Here is how an assertion with two members looks like in ASCII art:
P1
|
R1 | R2
| | |
| | |
x1----------C----------A----------C----------x2
Read as: "x1 plays R1 in A" and "x2 plays R2 in A" and "A is patterned by P"
In a topic map graph there will be many assertions that have the same pattern,
for example the 'class-instance' pattern. If we group all these assertions
together and line up the players of corresponding roles in collumns we get
a relational table representation of all the assertions. Each assertion
represented as a single row:
assertion pattern: P1
roles: R1, R2
+-----+-----+-----+
| | R1 | R2 |
+-----+-----+-----+
| A | x1 | x2 |
+-----+-----+-----+
...
+-----+-----+-----+
| An | xn-1| xn |
+-----+-----+-----+
Or, as an example:
assertion pattern: ap-class-instance
+-----+---------------+------------+
| | role-instance | role-class |
+-----+---------------+------------+
| A1 | Jim | Person |
+-----+---------------+------------+
| A2 | Betty | Cat |
+-----+---------------+------------+
| A3 | Wanda | Fish |
+-----+---------------+------------+
etc..
Now, what STMQL basically does is to select certain parts of each assertion in
such a table that matches a given filter expression (WHERE clause).

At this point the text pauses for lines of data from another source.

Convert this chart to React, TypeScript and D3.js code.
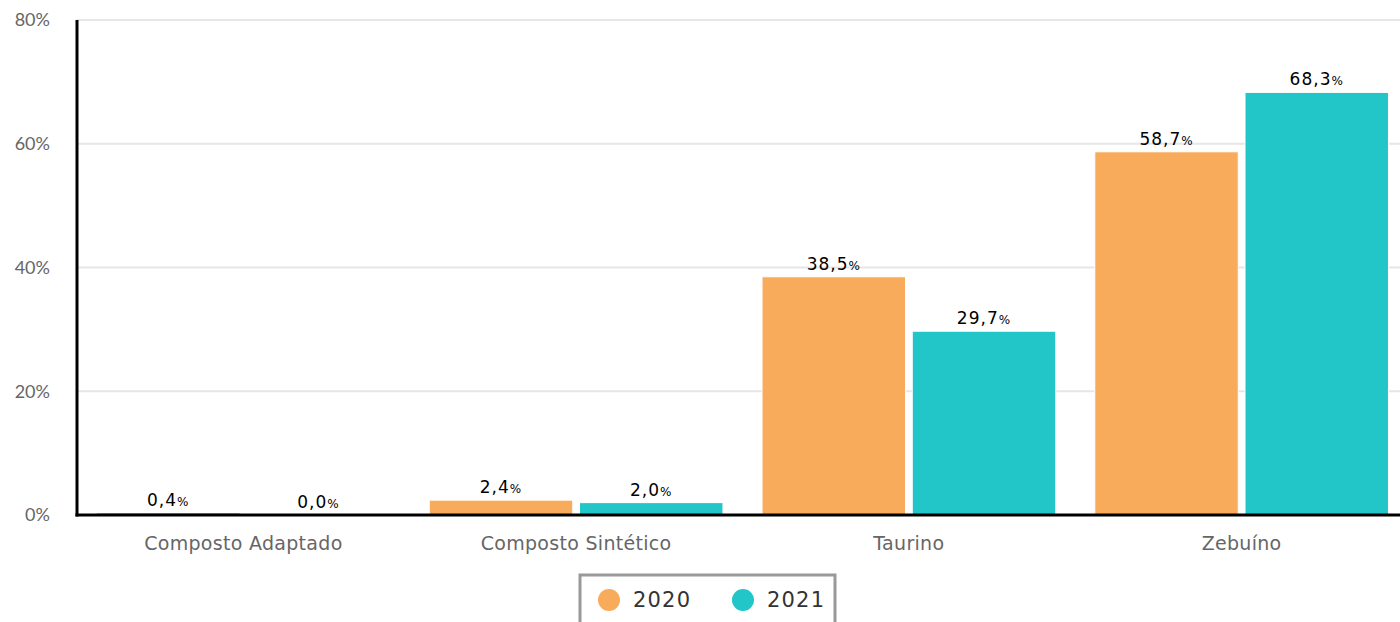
import React from "react";
import * as d3 from "d3";

const categories = ["Composto Adaptado", "Composto Sintético", "Taurino", "Zebuíno"];
const seriesNames = ["2020", "2021"];
const values2020 = [0.4, 2.4, 38.5, 58.7];
const values2021 = [0.0, 2.0, 29.7, 68.3];
const yTicks = [0, 20, 40, 60, 80];
const colors = ["#F7AB5B", "#22C5C8"];

const W = 1400;
const H = 622;
const left = 77;
const right = 1408;
const top = 20;
const bottom = 515;

export default function App() {
  const x = d3.scaleBand<string>().domain(categories).range([left, right]).paddingInner(0).paddingOuter(0);
  const x1 = d3.scaleBand<string>().domain(seriesNames).range([0, x.bandwidth()]).paddingInner(0.045).paddingOuter(0.13);
  const y = d3.scaleLinear().domain([0, 80]).range([bottom, top]);
  const series = [values2020, values2021];
  const font = "'DejaVu Sans', Verdana, sans-serif";
  const fmt = (v: number) => v.toFixed(1).replace(".", ",");

  return (
    <svg width={W} height={H} style={{ position: "absolute", left: 0, top: 0, background: "#fff" }}>
      {yTicks.map((t) => (
        <g key={t}>
          {t > 0 && <line x1={left} x2={W} y1={y(t)} y2={y(t)} stroke="#e6e6e6" strokeWidth={2} />}
          <text x={50} y={y(t)} dy="0.35em" textAnchor="end" fontFamily="Lato, sans-serif" fontSize={18} fill="#666">
            {t}%
          </text>
        </g>
      ))}
      {categories.map((c, i) => (
        <g key={c} transform={`translate(${x(c)},0)`}>
          {series.map((vals, s) => {
            const v = vals[i];
            const bx = x1(seriesNames[s])!;
            const bw = x1.bandwidth();
            return (
              <g key={s}>
                <rect x={bx} y={y(v)} width={bw} height={Math.max(0, bottom - y(v))} fill={colors[s]} stroke="#fff" strokeWidth={1} />
                <text x={bx + bw / 2} y={y(v) - 7} textAnchor="middle" fontFamily={font} fontSize={17} fill="#000" letterSpacing={1}>
                  {fmt(v)}
                  <tspan fontSize={12}>%</tspan>
                </text>
              </g>
            );
          })}
          <text x={x.bandwidth() / 2} y={550} textAnchor="middle" fontFamily={font} fontSize={19} fill="#666" letterSpacing={0.3}>
            {c}
          </text>
        </g>
      ))}
      <line x1={left} x2={left} y1={top} y2={bottom + 1.5} stroke="#000" strokeWidth={3} />
      <line x1={left - 1.5} x2={W} y1={bottom} y2={bottom} stroke="#000" strokeWidth={3} />
      <g>
        <rect x={580} y={575} width={255} height={60} fill="#fff" stroke="#999" strokeWidth={3} />
        {seriesNames.map((s, i) => (
          <g key={s} transform={`translate(${609 + i * 134},600)`}>
            <circle cx={0} cy={0} r={11} fill={colors[i]} />
            <text x={24} y={0} dy="0.35em" fontFamily={font} fontSize={21} fill="#333" letterSpacing={1.2}>
              {s}
            </text>
          </g>
        ))}
      </g>
    </svg>
  );
}
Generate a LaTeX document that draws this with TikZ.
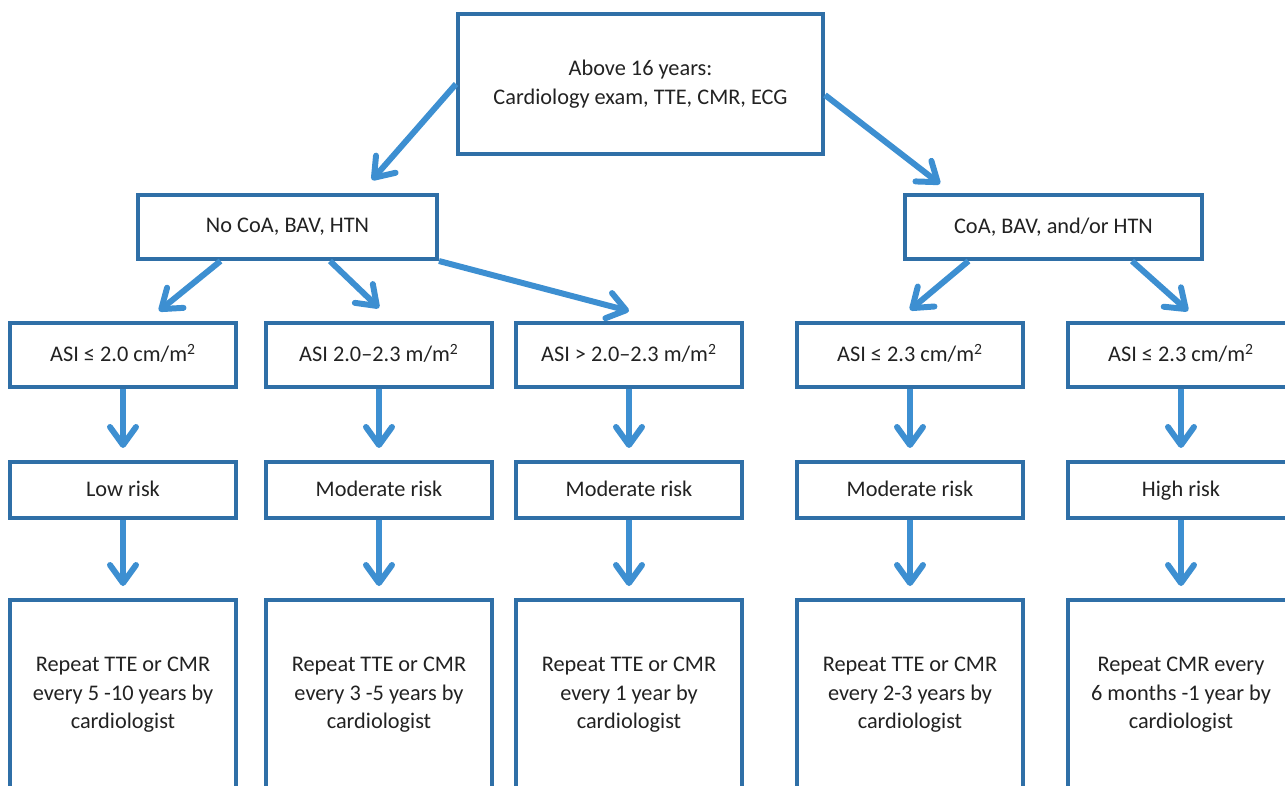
\documentclass[tikz,border=0pt]{standalone}
\usepackage{fontspec}
\setmainfont{Carlito}
\usetikzlibrary{arrows.meta}
\definecolor{frame}{HTML}{2F6FA7}
\definecolor{flow}{HTML}{3D8FD1}
\definecolor{ink}{HTML}{222222}

\begin{document}
\begin{tikzpicture}[x=0.02cm,y=-0.02cm,
  font=\fontsize{12.7}{16.3}\selectfont,text=ink,
  box/.style={draw=frame,line width=2.3pt,fill=white,align=center,
    inner sep=0pt,minimum width=4.52cm},
  riskbox/.style={box,minimum height=1.12cm,text height=1.6ex,text depth=0ex},
  asibox/.style={box,minimum height=1.28cm,text height=1.6ex,text depth=0ex},
  planbox/.style={box,minimum height=3.8cm},
  go/.style={draw=flow,line width=3.4pt,
    -{Straight Barb[length=0.36cm,width=0.52cm,round]}},
  godown/.style={go,shorten >=0.24cm}]
  \useasboundingbox (0,0) rectangle (1285,785);
  \clip (0,0) rectangle (1285,785);

  \node[box,minimum width=7.3cm,minimum height=2.8cm] (top) at (640.5,84)
    {Above 16 years:\\Cardiology exam, TTE, CMR, ECG};

  \node[box,minimum width=5.98cm,minimum height=1.28cm] (nocoa) at (287.5,227)
    {No CoA, BAV, HTN};
  \node[box,minimum width=5.94cm,minimum height=1.28cm] (coa) at (1053.5,227)
    {CoA, BAV, and/or HTN};

  % ASI row
  \node[asibox] (asiA) at (123,355) {ASI ≤ 2.0 cm/m\textsuperscript{2}};
  \node[asibox] (asiB) at (379,355) {ASI 2.0–2.3 m/m\textsuperscript{2}};
  \node[asibox] (asiC) at (629,355) {ASI > 2.0–2.3 m/m\textsuperscript{2}};
  \node[asibox] (asiD) at (910,355) {ASI ≤ 2.3 cm/m\textsuperscript{2}};
  \node[asibox] (asiE) at (1181,355) {ASI ≤ 2.3 cm/m\textsuperscript{2}};

  % risk row
  \node[riskbox] (riskA) at (123,490) {Low risk};
  \node[riskbox] (riskB) at (379,490) {Moderate risk};
  \node[riskbox] (riskC) at (629,490) {Moderate risk};
  \node[riskbox] (riskD) at (910,490) {Moderate risk};
  \node[riskbox] (riskE) at (1181,490) {High risk};

  % follow-up row
  \node[planbox] (planA) at (123,695)
    {Repeat TTE or CMR\\every 5 -10 years by\\cardiologist};
  \node[planbox] (planB) at (379,695)
    {Repeat TTE or CMR\\every 3 -5 years by\\cardiologist};
  \node[planbox] (planC) at (629,695)
    {Repeat TTE or CMR\\every 1 year by\\cardiologist};
  \node[planbox] (planD) at (910,695)
    {Repeat TTE or CMR\\every 2-3 years by\\cardiologist};
  \node[planbox] (planE) at (1181,695)
    {Repeat CMR every\\6 months -1 year by\\cardiologist};

  % arrows
  \draw[go] (top.west) -- ([xshift=1.69cm,yshift=0.26cm]nocoa.north);
  \draw[go] ([yshift=-0.22cm]top.east) -- ([xshift=-2.27cm,yshift=0.18cm]coa.north);
  \draw[go] ([xshift=-1.34cm]nocoa.south) -- ([xshift=0.72cm,yshift=0.2cm]asiA.north);
  \draw[go] ([xshift=0.85cm]nocoa.south) -- ([yshift=0.26cm]asiB.north);
  \draw[go] (nocoa.south east) -- ([yshift=0.2cm]asiC.north);
  \draw[go] ([xshift=-1.7cm]coa.south) -- ([yshift=0.22cm]asiD.north);
  \draw[go] ([xshift=1.57cm]coa.south) -- ([xshift=0.14cm,yshift=0.2cm]asiE.north);

  \draw[godown] (asiA) -- (riskA);
  \draw[godown] (asiB) -- (riskB);
  \draw[godown] (asiC) -- (riskC);
  \draw[godown] (asiD) -- (riskD);
  \draw[godown] (asiE) -- (riskE);
  \draw[godown] (riskA) -- (planA);
  \draw[godown] (riskB) -- (planB);
  \draw[godown] (riskC) -- (planC);
  \draw[godown] (riskD) -- (planD);
  \draw[godown] (riskE) -- (planE);
\end{tikzpicture}
\end{document}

If one is interested in all the classes that Jim is an instance of the query
would be something like: "Give me the PLAYER OF role-class in all assertions
FROM pattern ap-class-instance WHERE the PLAYER OF the role-instance is Jim.
In general:
SELECT PLAYER OF R1,
FROM P
WHERE PLAYER OF R2 IS x2
The result of STMQL queries is a set of tuples of subjects where the
order of the tuples corresponds to the selection expression just following
SELECT.
In the example, the result would be a set of one tuple with one element
(Jim).
Identifying Subjects
====================
In oder to express WHAT the subjects are we refer to in STMQL queries several
referencing mechanism are needed and STMQL provides the follwoing:
- by locator of a subject indicating resource:
http://www.topicmaps.org/xtm/1.0/core.xtm#class
refers to the subject that represents the role-instance in our example
- by locator of a subject constituting resource:
[ http://www.w3.org/index.html ]
represents the homepage of the W3C (the particular document).
- by macro:
STMQL includes a macro mechanism to simplify its use. Macros start and end
with a period. It will be possible in the future to define new macros at
runtime by issuing a CREATE MACRO command. The list of build in macros is
in the file goose/macros.tab . A macro maps a name to a locator.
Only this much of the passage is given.